The problem for the supply chain is that this taints the entire channel. Suppliers and distributors have made attempts over the years to discourage OEMs from selling into the open market, but in the current environment they are losing leverage. During times of shortages, the threat of cutting off supply to an OEM selling in the open market had significant consequences. In times of ample supply, there is very little a supplier or distributor can do. And vendors differ on just how far they’ll push customers: big enough customers probably don’t get reprimanded by their suppliers all that much.
So the channel – and by this I mean suppliers and distributors of all types – are battling over solutions that don’t address the real problem. There will always be excess in the channel because customers can’t forecast. Independents fill a need by buying and selling excess. Some players in the open market are better than others. Marking parts may help separate the good parts from the bad, but only if everybody buys in to the technology. Strictly from the technology level, DNA marking has a lot of advantages and is being used in other markets. But the battle over DNA isn’t really about DNA. It’s over keeping the channel pure. And that won’t happen until customers buy into the solution, whatever it may be.

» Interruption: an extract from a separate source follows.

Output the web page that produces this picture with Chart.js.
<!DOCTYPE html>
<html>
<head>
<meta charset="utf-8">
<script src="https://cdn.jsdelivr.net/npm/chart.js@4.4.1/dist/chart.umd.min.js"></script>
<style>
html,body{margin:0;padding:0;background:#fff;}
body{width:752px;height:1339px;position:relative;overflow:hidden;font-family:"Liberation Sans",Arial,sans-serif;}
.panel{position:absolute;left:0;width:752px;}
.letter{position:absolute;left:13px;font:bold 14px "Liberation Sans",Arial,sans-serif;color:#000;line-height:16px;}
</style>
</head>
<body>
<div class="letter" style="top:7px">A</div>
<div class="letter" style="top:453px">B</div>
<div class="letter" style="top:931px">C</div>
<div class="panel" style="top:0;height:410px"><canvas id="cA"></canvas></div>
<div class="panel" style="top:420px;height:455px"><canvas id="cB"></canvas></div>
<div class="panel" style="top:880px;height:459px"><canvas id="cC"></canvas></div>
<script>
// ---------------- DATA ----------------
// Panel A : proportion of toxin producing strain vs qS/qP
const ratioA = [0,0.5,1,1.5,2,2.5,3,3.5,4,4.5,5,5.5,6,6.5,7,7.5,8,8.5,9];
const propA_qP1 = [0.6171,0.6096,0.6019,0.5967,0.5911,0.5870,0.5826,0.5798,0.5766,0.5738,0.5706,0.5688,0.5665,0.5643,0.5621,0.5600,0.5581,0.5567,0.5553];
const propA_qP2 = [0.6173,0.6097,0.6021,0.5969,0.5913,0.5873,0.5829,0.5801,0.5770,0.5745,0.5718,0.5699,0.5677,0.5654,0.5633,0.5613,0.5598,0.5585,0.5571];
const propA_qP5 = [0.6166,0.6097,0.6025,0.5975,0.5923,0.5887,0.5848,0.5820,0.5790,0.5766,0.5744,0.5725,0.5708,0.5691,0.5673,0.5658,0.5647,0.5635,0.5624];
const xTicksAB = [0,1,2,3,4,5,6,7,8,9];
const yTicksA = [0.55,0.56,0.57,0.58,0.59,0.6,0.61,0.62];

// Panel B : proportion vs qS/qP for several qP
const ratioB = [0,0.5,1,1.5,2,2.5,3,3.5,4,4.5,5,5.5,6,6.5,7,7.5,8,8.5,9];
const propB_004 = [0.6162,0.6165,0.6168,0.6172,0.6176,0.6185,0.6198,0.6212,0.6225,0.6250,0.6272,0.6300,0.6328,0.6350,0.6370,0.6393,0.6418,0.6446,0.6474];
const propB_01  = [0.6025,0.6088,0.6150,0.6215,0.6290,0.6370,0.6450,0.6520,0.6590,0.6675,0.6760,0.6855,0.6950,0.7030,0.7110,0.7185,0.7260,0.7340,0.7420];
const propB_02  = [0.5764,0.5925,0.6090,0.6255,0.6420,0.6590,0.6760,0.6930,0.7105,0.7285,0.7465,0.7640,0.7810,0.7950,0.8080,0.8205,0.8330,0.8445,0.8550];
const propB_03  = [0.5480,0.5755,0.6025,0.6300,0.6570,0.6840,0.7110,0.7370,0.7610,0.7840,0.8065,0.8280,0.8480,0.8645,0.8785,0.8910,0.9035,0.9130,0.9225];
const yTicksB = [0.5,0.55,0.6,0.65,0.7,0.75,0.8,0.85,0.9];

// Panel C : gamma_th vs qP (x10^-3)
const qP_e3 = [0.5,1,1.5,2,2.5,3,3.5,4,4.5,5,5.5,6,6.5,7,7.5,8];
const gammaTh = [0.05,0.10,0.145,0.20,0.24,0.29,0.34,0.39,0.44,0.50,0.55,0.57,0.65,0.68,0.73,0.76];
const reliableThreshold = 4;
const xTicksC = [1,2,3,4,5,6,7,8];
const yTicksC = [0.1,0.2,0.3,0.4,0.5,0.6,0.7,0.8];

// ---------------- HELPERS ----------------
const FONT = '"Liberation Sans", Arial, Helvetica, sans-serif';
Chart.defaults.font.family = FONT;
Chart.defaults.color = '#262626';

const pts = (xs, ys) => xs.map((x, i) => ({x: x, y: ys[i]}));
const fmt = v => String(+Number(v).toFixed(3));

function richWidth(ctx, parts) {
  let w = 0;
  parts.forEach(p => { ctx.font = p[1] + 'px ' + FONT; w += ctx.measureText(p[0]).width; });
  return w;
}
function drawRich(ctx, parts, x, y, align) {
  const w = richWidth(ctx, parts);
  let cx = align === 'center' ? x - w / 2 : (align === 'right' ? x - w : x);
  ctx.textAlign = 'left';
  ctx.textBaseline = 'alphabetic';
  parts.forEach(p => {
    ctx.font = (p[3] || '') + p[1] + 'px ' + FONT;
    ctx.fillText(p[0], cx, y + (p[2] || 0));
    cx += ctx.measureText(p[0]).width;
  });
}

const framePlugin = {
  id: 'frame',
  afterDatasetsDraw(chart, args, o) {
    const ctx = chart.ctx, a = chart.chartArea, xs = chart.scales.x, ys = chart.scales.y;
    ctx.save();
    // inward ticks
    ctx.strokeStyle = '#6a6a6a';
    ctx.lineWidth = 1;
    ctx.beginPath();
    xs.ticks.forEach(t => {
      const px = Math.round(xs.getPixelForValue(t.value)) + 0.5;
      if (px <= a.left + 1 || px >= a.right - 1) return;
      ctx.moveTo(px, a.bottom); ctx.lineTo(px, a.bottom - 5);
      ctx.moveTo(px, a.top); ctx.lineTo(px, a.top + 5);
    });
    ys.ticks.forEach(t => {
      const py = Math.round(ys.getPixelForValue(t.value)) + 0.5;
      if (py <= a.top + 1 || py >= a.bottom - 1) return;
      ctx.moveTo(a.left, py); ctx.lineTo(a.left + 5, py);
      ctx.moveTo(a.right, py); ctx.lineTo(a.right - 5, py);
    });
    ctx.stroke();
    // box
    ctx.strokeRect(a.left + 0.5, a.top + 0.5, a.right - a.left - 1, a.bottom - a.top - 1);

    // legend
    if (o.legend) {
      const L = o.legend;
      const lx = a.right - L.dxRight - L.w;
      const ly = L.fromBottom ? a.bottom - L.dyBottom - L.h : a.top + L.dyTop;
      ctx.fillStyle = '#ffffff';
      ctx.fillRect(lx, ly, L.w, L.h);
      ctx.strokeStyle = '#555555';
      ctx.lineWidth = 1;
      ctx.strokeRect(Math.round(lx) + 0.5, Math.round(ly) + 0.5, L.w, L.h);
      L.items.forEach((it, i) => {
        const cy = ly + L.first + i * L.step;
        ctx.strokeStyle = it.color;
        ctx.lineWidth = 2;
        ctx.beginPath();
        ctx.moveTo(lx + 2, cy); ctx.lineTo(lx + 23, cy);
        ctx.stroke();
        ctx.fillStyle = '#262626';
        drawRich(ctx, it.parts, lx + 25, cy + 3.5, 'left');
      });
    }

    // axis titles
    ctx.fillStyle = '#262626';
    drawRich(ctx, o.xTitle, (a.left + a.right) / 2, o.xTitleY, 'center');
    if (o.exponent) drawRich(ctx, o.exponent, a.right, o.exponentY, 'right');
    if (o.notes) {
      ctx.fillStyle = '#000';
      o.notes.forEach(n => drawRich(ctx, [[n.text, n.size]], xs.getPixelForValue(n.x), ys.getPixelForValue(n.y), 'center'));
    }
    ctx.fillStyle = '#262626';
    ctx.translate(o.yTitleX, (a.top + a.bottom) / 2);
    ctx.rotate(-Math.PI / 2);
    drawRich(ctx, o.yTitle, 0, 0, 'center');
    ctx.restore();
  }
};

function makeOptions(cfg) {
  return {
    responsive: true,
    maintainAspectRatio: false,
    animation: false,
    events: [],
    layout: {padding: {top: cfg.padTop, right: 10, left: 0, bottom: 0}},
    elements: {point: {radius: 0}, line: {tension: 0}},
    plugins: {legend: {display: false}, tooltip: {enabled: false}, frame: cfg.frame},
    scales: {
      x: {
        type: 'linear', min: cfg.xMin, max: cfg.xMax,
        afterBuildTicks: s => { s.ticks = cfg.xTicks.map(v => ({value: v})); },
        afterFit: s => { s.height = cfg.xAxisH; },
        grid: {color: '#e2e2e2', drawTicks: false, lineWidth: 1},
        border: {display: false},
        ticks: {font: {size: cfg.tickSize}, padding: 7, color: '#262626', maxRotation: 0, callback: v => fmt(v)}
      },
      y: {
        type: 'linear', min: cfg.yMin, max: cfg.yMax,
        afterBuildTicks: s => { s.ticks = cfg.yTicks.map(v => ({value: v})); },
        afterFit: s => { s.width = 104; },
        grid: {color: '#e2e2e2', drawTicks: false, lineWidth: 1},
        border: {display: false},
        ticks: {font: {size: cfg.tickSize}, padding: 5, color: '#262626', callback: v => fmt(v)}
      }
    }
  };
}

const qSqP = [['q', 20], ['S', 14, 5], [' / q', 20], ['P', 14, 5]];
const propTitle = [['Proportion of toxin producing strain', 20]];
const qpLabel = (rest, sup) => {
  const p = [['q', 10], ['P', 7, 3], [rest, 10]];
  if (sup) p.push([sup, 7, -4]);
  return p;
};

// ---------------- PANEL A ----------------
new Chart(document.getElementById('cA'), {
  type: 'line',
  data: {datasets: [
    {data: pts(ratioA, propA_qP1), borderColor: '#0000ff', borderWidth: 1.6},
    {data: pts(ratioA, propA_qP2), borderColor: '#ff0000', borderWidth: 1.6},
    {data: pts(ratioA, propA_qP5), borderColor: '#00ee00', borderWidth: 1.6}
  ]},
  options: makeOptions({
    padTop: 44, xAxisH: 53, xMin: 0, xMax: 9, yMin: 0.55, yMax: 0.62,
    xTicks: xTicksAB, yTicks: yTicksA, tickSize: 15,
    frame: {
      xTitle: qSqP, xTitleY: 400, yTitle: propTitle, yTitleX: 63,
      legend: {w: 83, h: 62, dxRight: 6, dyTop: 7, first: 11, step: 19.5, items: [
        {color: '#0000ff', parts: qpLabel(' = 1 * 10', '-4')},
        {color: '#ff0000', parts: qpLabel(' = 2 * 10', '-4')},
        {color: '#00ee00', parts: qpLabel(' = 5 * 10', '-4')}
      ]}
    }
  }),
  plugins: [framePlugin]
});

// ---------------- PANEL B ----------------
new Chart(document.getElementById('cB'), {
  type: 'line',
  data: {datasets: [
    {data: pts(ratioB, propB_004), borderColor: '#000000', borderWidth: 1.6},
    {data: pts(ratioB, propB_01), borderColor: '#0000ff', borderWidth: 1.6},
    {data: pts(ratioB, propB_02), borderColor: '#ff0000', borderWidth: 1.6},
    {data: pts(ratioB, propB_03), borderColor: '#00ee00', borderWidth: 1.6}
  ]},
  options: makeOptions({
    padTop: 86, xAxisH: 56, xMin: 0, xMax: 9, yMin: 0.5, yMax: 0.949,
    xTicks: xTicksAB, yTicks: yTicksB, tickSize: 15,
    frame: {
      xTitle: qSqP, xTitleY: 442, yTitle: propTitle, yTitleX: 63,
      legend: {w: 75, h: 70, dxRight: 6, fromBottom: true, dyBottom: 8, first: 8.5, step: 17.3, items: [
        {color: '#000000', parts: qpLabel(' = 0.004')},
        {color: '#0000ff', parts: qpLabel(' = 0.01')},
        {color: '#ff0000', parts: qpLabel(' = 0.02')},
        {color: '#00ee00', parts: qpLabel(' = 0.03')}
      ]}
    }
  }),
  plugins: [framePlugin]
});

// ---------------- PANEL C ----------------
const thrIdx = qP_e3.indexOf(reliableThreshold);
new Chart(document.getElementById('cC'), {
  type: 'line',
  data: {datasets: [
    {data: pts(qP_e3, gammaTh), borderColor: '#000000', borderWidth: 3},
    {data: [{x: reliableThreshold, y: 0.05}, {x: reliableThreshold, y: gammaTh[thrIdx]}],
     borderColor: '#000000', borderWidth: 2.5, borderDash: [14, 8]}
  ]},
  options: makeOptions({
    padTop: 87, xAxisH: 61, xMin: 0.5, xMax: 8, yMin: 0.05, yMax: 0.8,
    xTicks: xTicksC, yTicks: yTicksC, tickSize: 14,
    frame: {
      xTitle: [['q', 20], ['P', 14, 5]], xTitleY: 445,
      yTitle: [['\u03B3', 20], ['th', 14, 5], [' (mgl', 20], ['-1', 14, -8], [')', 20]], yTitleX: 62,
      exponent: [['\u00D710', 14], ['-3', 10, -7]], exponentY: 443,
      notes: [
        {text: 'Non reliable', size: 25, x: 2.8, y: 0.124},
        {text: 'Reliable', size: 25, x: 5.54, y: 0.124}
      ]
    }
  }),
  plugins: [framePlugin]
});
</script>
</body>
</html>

At the recent ECIA conference, Avnet’s Ed Smith shared one city’s solution to counterfeit goods sold on its streets. (See: Distribution: Some Policies No Longer Work.) It was impossible to stop the counterfeiters, so police arrested buyers of bogus products and seized the goods. They took counterfeits out of the supply chain. That’s the same end-game the supply chain aspires to. But until customers become part of the debate, suppliers and distributors are charged with fixing the problem. And as long as the channel remains divided over possible solutions, nobody wins.

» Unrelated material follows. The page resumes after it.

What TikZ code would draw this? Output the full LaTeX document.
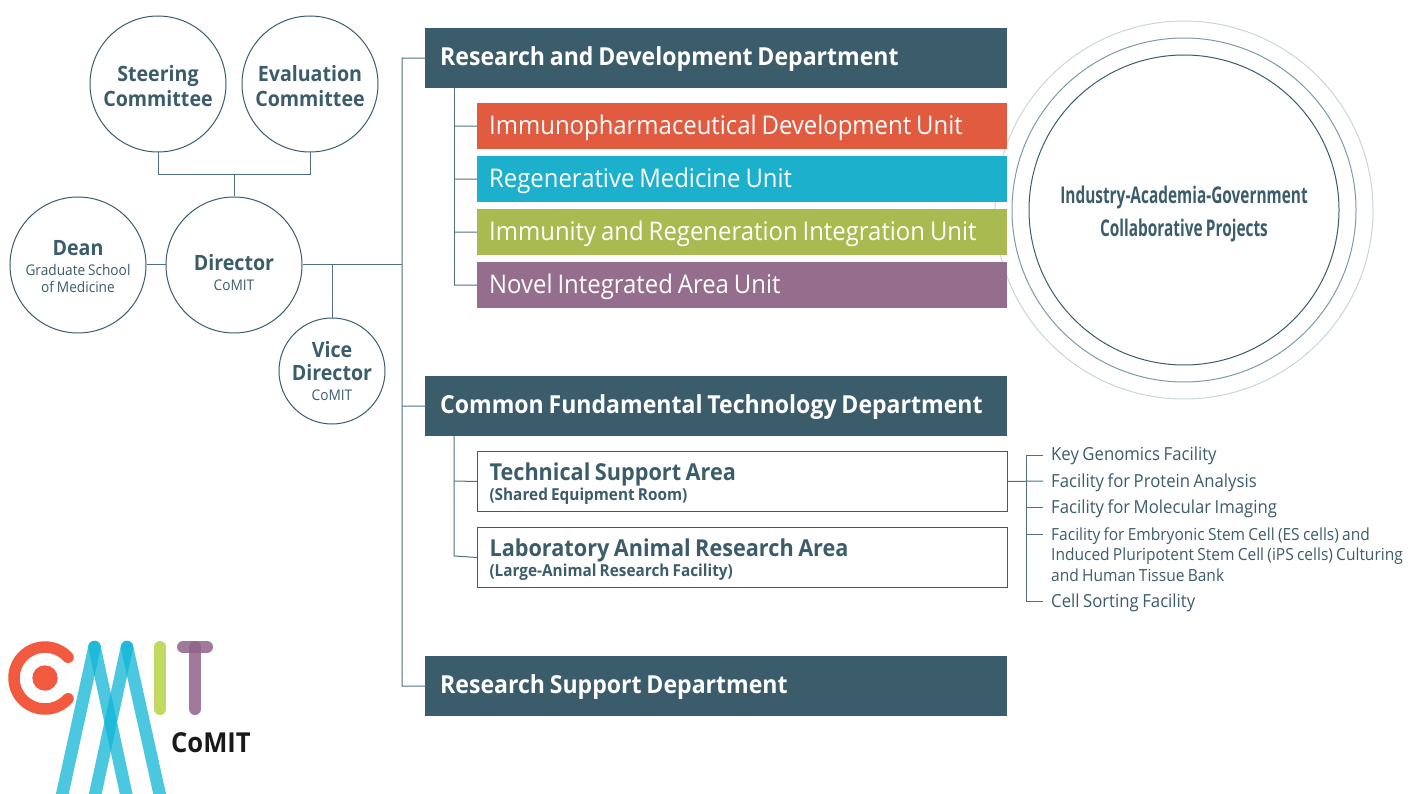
\documentclass[tikz,border=0pt]{standalone}
\usepackage{xcolor}
\usepackage{fontspec}
\usepackage{tikz}
\setmainfont[FakeStretch=0.93, WordSpace=0.8]{Open Sans}
\newfontfamily\narrowfont[FakeStretch=0.67, WordSpace=0.8]{Open Sans}

\definecolor{slate}{HTML}{3B5C6B}
\definecolor{wire}{HTML}{4F7080}
\definecolor{redunit}{HTML}{E15B40}
\definecolor{blueunit}{HTML}{1DB0CC}
\definecolor{greenunit}{HTML}{A9BB50}
\definecolor{purpleunit}{HTML}{966E8D}
\definecolor{ringpale}{HTML}{C9D5DC}
\definecolor{ringmid}{HTML}{7F99A6}
\definecolor{logored}{HTML}{F15A3E}
\definecolor{logoblue}{HTML}{10B4D6}
\definecolor{logogreen}{HTML}{C2D95F}
\definecolor{logopurple}{HTML}{8F6289}

\newcommand{\bigname}{\fontsize{21.1}{25}\selectfont\bfseries}
\newcommand{\smallname}{\fontsize{14.7}{17}\selectfont}
\newcommand{\areatitle}{\fontsize{23.3}{26}\selectfont\bfseries}
\newcommand{\lift}[1]{\rule{0pt}{#1pt}}
\newcommand{\tightspace}{\spaceskip=0pt\relax}

\tikzset{
	wired/.style={color=wire, line width=1},
	person/.style={circle, draw=slate, line width=1, fill=white, text=slate, align=center, inner sep=0},
	dept/.style={anchor=north west, fill=slate, text=white, minimum width=582, minimum height=60, text width=552, text height=18, text depth=3, inner xsep=15, inner ysep=0, align=left, font=\fontsize{24.8}{28}\selectfont\bfseries},
	unitbar/.style={anchor=north west, minimum width=530, minimum height=46, text width=506, text height=19, text depth=3, inner xsep=12, inner ysep=0, align=left, text=white, font=\fontsize{25.7}{29}\selectfont},
	areabox/.style={anchor=north west, draw=slate, line width=1, minimum width=530, minimum height=60, text width=506, inner xsep=12, inner ysep=0, align=left, text=slate, font=\fontsize{16.5}{20}\selectfont\bfseries},
	facility/.style={anchor=base west, text=slate, inner sep=0, align=left, font=\fontsize{18}{20.5}\selectfont},
}

\begin{document}
\begin{tikzpicture}[x=1pt, y=-1pt]
\useasboundingbox (0,0) rectangle (1418,794);

% rings behind the boxes
\node[circle, draw=ringpale, line width=1, minimum size=378, inner sep=0] (ringa) at (1184,210) {};
\node[circle, draw=ringmid, line width=1, minimum size=344, inner sep=0] (ringb) at (1184,210) {};
\node[circle, draw=slate, line width=1, minimum size=310, inner sep=0, text=slate, align=center,
	font=\narrowfont\fontsize{23}{33}\selectfont\bfseries] (projects) at (1184,210) {\lift{25}Industry-Academia-Government\\Collaborative Projects};

% people
\node[person, minimum size=136, font=\bigname] (steering) at (158,84) {\lift{20}Steering\\Committee};
\node[person, minimum size=136, font=\bigname] (evaluation) at (310,84) {\lift{20}Evaluation\\Committee};
\node[person, minimum size=136, font=\smallname] (dean) at (78,265) {\bigname\lift{18}Dean\\[3pt]\smallname Graduate School\\\smallname of Medicine};
\node[person, minimum size=136, font=\smallname] (director) at (234,265) {\bigname\lift{32}Director\\[3pt]\smallname CoMIT};
\node[person, minimum size=106, font=\fontsize{14.7}{23}\selectfont] (vice) at (332,371) {\bigname Vice\\\bigname Director\\[-3pt]\smallname CoMIT};

% departments
\node[dept] (rd) at (425,28) {\tightspace Research and Development Department};
\node[dept] (common) at (425,376) {\tightspace Common Fundamental Technology Department};
\node[dept] (support) at (425,656) {\tightspace Research Support Department};

\foreach \name/\col/\y/\txt in {immuno/redunit/103/Immunopharmaceutical Development Unit,
	regen/blueunit/156/Regenerative Medicine Unit,
	integ/greenunit/209/Immunity and Regeneration Integration Unit,
	novel/purpleunit/262/Novel Integrated Area Unit}{
	\node[unitbar, fill=\col] (\name) at (477,\y) {\tightspace\txt};
	\coordinate (stub\name) at (454,\y+23);
	\draw[wired] (stub\name)--(\name.west);
}

\node[areabox] (tech) at (477,451) {\tightspace{\areatitle\lift{22}Technical Support Area}\\(Shared Equipment Room)};
\node[areabox] (animal) at (477,527) {\tightspace{\areatitle\lift{22}Laboratory Animal Research Area}\\(Large-Animal Research Facility)};

% facilities
\node[facility] (keygen) at (1051,460) {Key Genomics Facility};
\node[facility] (protein) at (1051,487) {Facility for Protein Analysis};
\node[facility] (imaging) at (1051,513) {Facility for Molecular Imaging};
\node[facility, font=\fontsize{16.7}{20.5}\selectfont] (stemcell) at (1051,581) {Facility for Embryonic Stem Cell (ES cells) and\\Induced Pluripotent Stem Cell (iPS cells) Culturing\\and Human Tissue Bank};
\node[facility] (sorting) at (1051,607) {Cell Sorting Facility};

% connectors
\coordinate (joint) at (234,175);
\coordinate (trunktop) at (402,58);
\coordinate (trunkmid) at (402,265);
\coordinate (trunkcommon) at (402,406);
\coordinate (trunkend) at (402,686);
\coordinate (vicejoint) at (332,265);

\draw[wired] (steering.south)|-(joint);
\draw[wired] (evaluation.south)|-(joint);
\draw[wired] (joint)--(director.north);
\draw[wired] (dean.east)--(director.west);
\draw[wired] (director.east)--(trunkmid);
\draw[wired] (vicejoint)--(vice.north);
\draw[wired] (rd.west)--(trunktop)--(trunkend)--(support.west);
\draw[wired] (trunkcommon)--(common.west);

\coordinate (rdfoot) at (454,88);
\coordinate (rdend) at (454,285);
\coordinate (commonfoot) at (454,436);
\coordinate (commonend) at (454,556);
\coordinate (techstub) at (454,481);
\draw[wired] (rdfoot)--(rdend);
\draw[wired] (commonfoot)--(commonend)--(animal.west);
\draw[wired] (techstub)--(tech.west);

\coordinate (factop) at (1026,455);
\coordinate (facbot) at (1026,601);
\coordinate (facmid) at (1043,481);
\coordinate (factopend) at (1043,455);
\coordinate (facbotend) at (1043,601);
\draw[wired] (tech.east)--(facmid);
\draw[wired] (factopend)--(factop)--(facbot)--(facbotend);
\foreach \y in {507,534}{
	\draw[wired] (1026,\y)--(1043,\y);
}

% logo
\begin{scope}
\clip (0,630) rectangle (270,794);
\draw[color=logored, line width=11.5, line cap=round] (45,678) ++(42:31) arc (42:318:31);
\fill[color=logored] (45,678) circle (12.7);
\foreach \a/\b in {94.5/61,94.5/127.5,127/94,127/161}{
	\draw[color=logoblue, opacity=0.75, line width=12.5, line cap=round] (\a,647)--(\b,800);
}
\draw[color=logogreen, line width=12, line cap=round] (160,647)--(160,709);
\draw[color=logopurple, opacity=0.85, line width=12, line cap=round] (183,647)--(207,647);
\draw[color=logopurple, opacity=0.85, line width=12, line cap=round] (195,647)--(195,709);
\end{scope}
\node[anchor=base west, inner sep=0, text=black!90, font=\fontsize{27.5}{30}\selectfont\bfseries] (brand) at (171,752) {CoMIT};

\end{tikzpicture}
\end{document}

Thanks Owen. I will check this out. Thanks for your input and for reading EPS.
You make a good point about the sale of excess back into the open market. However, if the parts were legitimate when sold into the supply chain, they will still be legitimate on the grey market. While we may prefer no sales into the grey market, the root of the problem is the unscrupulous activities of the counterfeiters themselves and the governments who do not act to shut them down. Until we have a more universal respect for intellectual property rights and global governmental enforcement of their protection, this will continue.
Thanks Kevin! I believe that many independents try to sell factory sealed components when possible and in theory those should be authentic. But you are correct that there are all kinds of methods to pass off bogus parts including repackaging. And it does seem the only way to get these products off the market is seizure at the point of import (or export) rather then after they are in the channel.